Stated problem:
Retype only what runs from the first line of the records to the line with "[txt] (dtxt) at", inclusive, and no pictures.

• • • • •

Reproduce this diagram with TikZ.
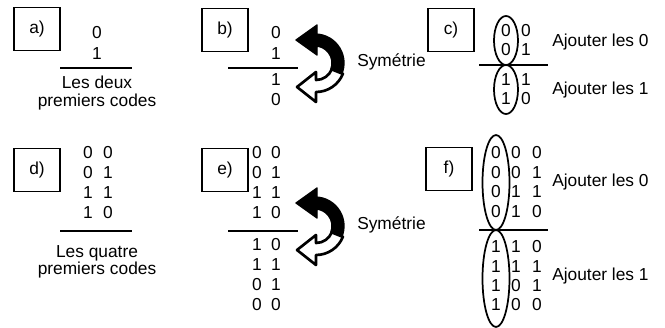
\documentclass[tikz,border=0pt]{standalone}
\usepackage{fontspec}
\setmainfont{Liberation Sans}
\usepackage{tikz}

\tikzset{
  panel/.style={draw, line width=0.9pt, minimum width=34.5pt, minimum height=32.5pt, inner sep=0pt},
  digit/.style={inner sep=0pt},
  txt/.style={inner sep=0pt, align=center},
  rule/.style={line width=1.2pt},
  loop/.style={line width=1.3pt},
}

\begin{document}
\begin{tikzpicture}[x=0.75pt, y=-0.75pt, font=\fontsize{13}{15}\selectfont]
\useasboundingbox (0,0) rectangle (665,328);

% labels of the six steps
\node [panel] (la) at (37,29) {a)};
\node [panel] (lb) at (225,30) {b)};
\node [panel] (lc) at (451,30) {c)};
\node [panel] (ld) at (37,170) {d)};
\node [panel] (le) at (225,170) {e)};
\node [panel] (lf) at (449,169) {f)};

% a)
\node [digit] (a0) at (97,33) {0};
\node [digit] (a1) at (97,54) {1};
\draw [rule] (60,68) -- (132,68);
\node [txt] (atxt) at (97,93) {Les deux\\[-2pt]premiers codes};

% b)
\node [digit] (b0) at (276,33) {0};
\node [digit] (b1) at (276,54) {1};
\draw [rule] (228,68) -- (298,68);
\node [digit] (b2) at (276,80) {1};
\node [digit] (b3) at (276,100) {0};

% c)
\foreach \a/\b [count=\i from 0] in {0/0,0/1} {
  \node [digit] (cu\i a) at (506,31+19*\i) {\a};
  \node [digit] (cu\i b) at (526,31+19*\i) {\b};
}
\foreach \a/\b [count=\i from 0] in {1/1,1/0} {
  \node [digit] (cl\i a) at (506,80+19*\i) {\a};
  \node [digit] (cl\i b) at (526,80+19*\i) {\b};
}
\draw [rule] (479,65) -- (548,65);
\draw [loop] (506,40.5) ellipse [x radius=12, y radius=24.5];
\draw [loop] (506,89.5) ellipse [x radius=12, y radius=24.5];
\node [txt, anchor=west] (cz) at (552,42) {Ajouter les 0};
\node [txt, anchor=west] (co) at (552,90) {Ajouter les 1};

% d)
\foreach \a/\b [count=\i from 0] in {0/0,0/1,1/1,1/0} {
  \node [digit] (d\i a) at (88,153+20*\i) {\a};
  \node [digit] (d\i b) at (108,153+20*\i) {\b};
}
\draw [rule] (60,231) -- (132,231);
\node [txt] (dtxt) at (97,262) {Les quatre\\[-2pt]premiers codes};

% e)
\foreach \a/\b [count=\i from 0] in {0/0,0/1,1/1,1/0} {
  \node [digit] (eu\i a) at (257,153+20*\i) {\a};
  \node [digit] (eu\i b) at (276,153+20*\i) {\b};
}
\draw [rule] (228,231) -- (298,231);
\foreach \a/\b [count=\i from 0] in {1/0,1/1,0/1,0/0} {
  \node [digit] (el\i a) at (257,245+20*\i) {\a};
  \node [digit] (el\i b) at (276,245+20*\i) {\b};
}

% f)
\foreach \a/\b/\c [count=\i from 0] in {0/0/0,0/0/1,0/1/1,0/1/0} {
  \node [digit] (fu\i a) at (496,153+19.4*\i) {\a};
  \node [digit] (fu\i b) at (516,153+19.4*\i) {\b};
  \node [digit] (fu\i c) at (537,153+19.4*\i) {\c};
}
\draw [rule] (479,230) -- (548,230);
\foreach \a/\b/\c [count=\i from 0] in {1/1/0,1/1/1,1/0/1,1/0/0} {
  \node [digit] (fl\i a) at (496,247+19.2*\i) {\a};
  \node [digit] (fl\i b) at (516,247+19.2*\i) {\b};
  \node [digit] (fl\i c) at (537,247+19.2*\i) {\c};
}
\draw [loop] (496,182.5) ellipse [x radius=13.5, y radius=47.5];
\draw [loop] (496,278.5) ellipse [x radius=13.5, y radius=48.5];
\node [txt, anchor=west] (fz) at (552,182) {Ajouter les 0};
\node [txt, anchor=west] (fo) at (552,276) {Ajouter les 1};

% symmetry arrows
\foreach \dy/\nm in {0/b,163/e} {
  \begin{scope}[shift={(0,\dy)}]
    \filldraw [line width=1pt, line join=round] (296,40) -- (317,25) -- (317,34)
      -- (315,34) arc [start angle=-90, end angle=22, radius=29] -- ++(202:12)
      arc [start angle=22, end angle=-90, radius=17] -- (317,46) -- (317,55) -- cycle;
    \draw [line width=2pt, line join=round, fill=white] (297,87) -- (316,72) -- (316,80)
      arc [start angle=90, end angle=22, radius=17] -- ++(22:12)
      arc [start angle=22, end angle=90, radius=29] -- (316,102) -- cycle;
    \node [txt, anchor=west] (sym\nm) at (357,62) {Symétrie};
  \end{scope}
}
\end{tikzpicture}
\end{document}
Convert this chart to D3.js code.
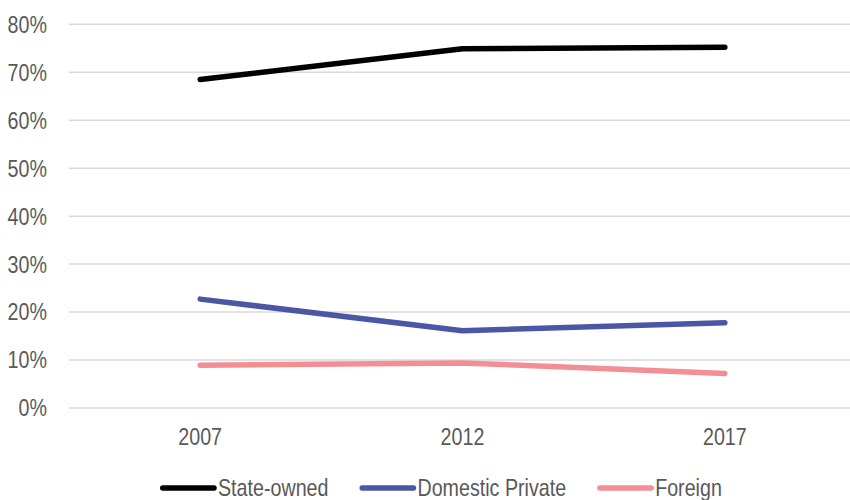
<!DOCTYPE html>
<html>
<head>
<meta charset="utf-8">
<script src="https://cdn.jsdelivr.net/npm/d3@7"></script>
<style>
  body { margin: 0; background: #fff; }
  text { font-family: "Liberation Sans Narrow", "Arial Narrow", "Liberation Sans", sans-serif; fill: #595959; font-size: 24px; }
</style>
</head>
<body>
<script>
var years = ["2007", "2012", "2017"];
var seriesNames = ["State-owned", "Domestic Private", "Foreign"];
var stateOwned = [0.685, 0.749, 0.752];
var domesticPrivate = [0.227, 0.161, 0.178];
var foreign = [0.089, 0.094, 0.072];
var yTicks = [0, 0.1, 0.2, 0.3, 0.4, 0.5, 0.6, 0.7, 0.8];
var colors = ["#000000", "#4b56a4", "#f28e94"];

// no narrow font installed, so squeeze the regular one
var squeeze = 0.82;

var svg = d3.select("body")
    .append("svg")
    .attr("width", "850")
    .attr("height", "500")
    .style("display", "block");

var x = d3.scalePoint()
    .domain(years)
    .range([69, 856])
    .padding(0.5);

var y = d3.scaleLinear()
    .domain([0, 0.8])
    .range([408, 24.3]);

var formatPct = d3.format(".0%");

function place(px, py) {
    return "translate(" + px + "," + py + ") scale(" + squeeze + ",1)";
}

// gridlines
svg.append("g")
    .selectAll("line")
    .data(yTicks)
    .enter()
    .append("line")
    .attr("x1", 69)
    .attr("x2", 856)
    .attr("y1", function(d) { return y(d); })
    .attr("y2", function(d) { return y(d); })
    .attr("stroke", "#d9d9d9")
    .attr("stroke-width", 1.5);

// y labels
svg.append("g")
    .selectAll("text")
    .data(yTicks)
    .enter()
    .append("text")
    .attr("transform", function(d) { return place(47, y(d)); })
    .attr("dy", "0.35em")
    .attr("text-anchor", "end")
    .text(function(d) { return formatPct(d); });

// x labels
svg.append("g")
    .selectAll("text")
    .data(years)
    .enter()
    .append("text")
    .attr("transform", function(d) { return place(x(d), 445); })
    .attr("text-anchor", "middle")
    .text(function(d) { return d; });

var series = [stateOwned, domesticPrivate, foreign];

var line = d3.line()
    .x(function(d, i) { return x(years[i]); })
    .y(function(d) { return y(d); });

svg.append("g")
    .selectAll("path")
    .data(series)
    .enter()
    .append("path")
    .attr("d", line)
    .attr("fill", "none")
    .attr("stroke", function(d, i) { return colors[i]; })
    .attr("stroke-width", 5.5)
    .attr("stroke-linecap", "round")
    .attr("stroke-linejoin", "round");

// legend
var legend = svg.append("g");
var lx = 160;
seriesNames.forEach(function(name, i) {
    legend.append("line")
        .attr("x1", lx + 2.75)
        .attr("x2", lx + 54)
        .attr("y1", 488)
        .attr("y2", 488)
        .attr("stroke", colors[i])
        .attr("stroke-width", 5.5)
        .attr("stroke-linecap", "round");
    var t = legend.append("text")
        .attr("transform", place(lx + 58, 496))
        .text(name);
    lx += 58 + t.node().getComputedTextLength() * squeeze + 31;
});
</script>
</body>
</html>
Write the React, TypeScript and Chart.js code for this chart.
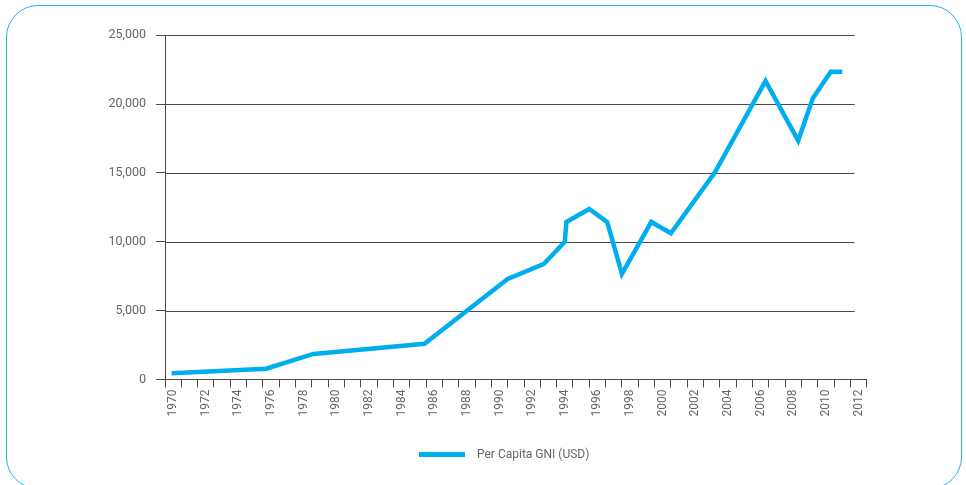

• • • • •

Complete response:
Reproduce this diagram with TikZ.
\documentclass[tikz,border=0pt]{standalone}
\usepackage{fontspec}
\setmainfont{Liberation Sans}
\usepackage{tikz}

\tikzset{
  panel/.style={draw, line width=0.9pt, minimum width=34.5pt, minimum height=32.5pt, inner sep=0pt},
  digit/.style={inner sep=0pt},
  txt/.style={inner sep=0pt, align=center},
  rule/.style={line width=1.2pt},
  loop/.style={line width=1.3pt},
}

\begin{document}
\begin{tikzpicture}[x=0.75pt, y=-0.75pt, font=\fontsize{13}{15}\selectfont]
\useasboundingbox (0,0) rectangle (665,328);

% labels of the six steps
\node [panel] (la) at (37,29) {a)};
\node [panel] (lb) at (225,30) {b)};
\node [panel] (lc) at (451,30) {c)};
\node [panel] (ld) at (37,170) {d)};
\node [panel] (le) at (225,170) {e)};
\node [panel] (lf) at (449,169) {f)};

% a)
\node [digit] (a0) at (97,33) {0};
\node [digit] (a1) at (97,54) {1};
\draw [rule] (60,68) -- (132,68);
\node [txt] (atxt) at (97,93) {Les deux\\[-2pt]premiers codes};

% b)
\node [digit] (b0) at (276,33) {0};
\node [digit] (b1) at (276,54) {1};
\draw [rule] (228,68) -- (298,68);
\node [digit] (b2) at (276,80) {1};
\node [digit] (b3) at (276,100) {0};

% c)
\foreach \a/\b [count=\i from 0] in {0/0,0/1} {
  \node [digit] (cu\i a) at (506,31+19*\i) {\a};
  \node [digit] (cu\i b) at (526,31+19*\i) {\b};
}
\foreach \a/\b [count=\i from 0] in {1/1,1/0} {
  \node [digit] (cl\i a) at (506,80+19*\i) {\a};
  \node [digit] (cl\i b) at (526,80+19*\i) {\b};
}
\draw [rule] (479,65) -- (548,65);
\draw [loop] (506,40.5) ellipse [x radius=12, y radius=24.5];
\draw [loop] (506,89.5) ellipse [x radius=12, y radius=24.5];
\node [txt, anchor=west] (cz) at (552,42) {Ajouter les 0};
\node [txt, anchor=west] (co) at (552,90) {Ajouter les 1};

% d)
\foreach \a/\b [count=\i from 0] in {0/0,0/1,1/1,1/0} {
  \node [digit] (d\i a) at (88,153+20*\i) {\a};
  \node [digit] (d\i b) at (108,153+20*\i) {\b};
}
\draw [rule] (60,231) -- (132,231);
\node [txt] (dtxt) at (97,262) {Les quatre\\[-2pt]premiers codes};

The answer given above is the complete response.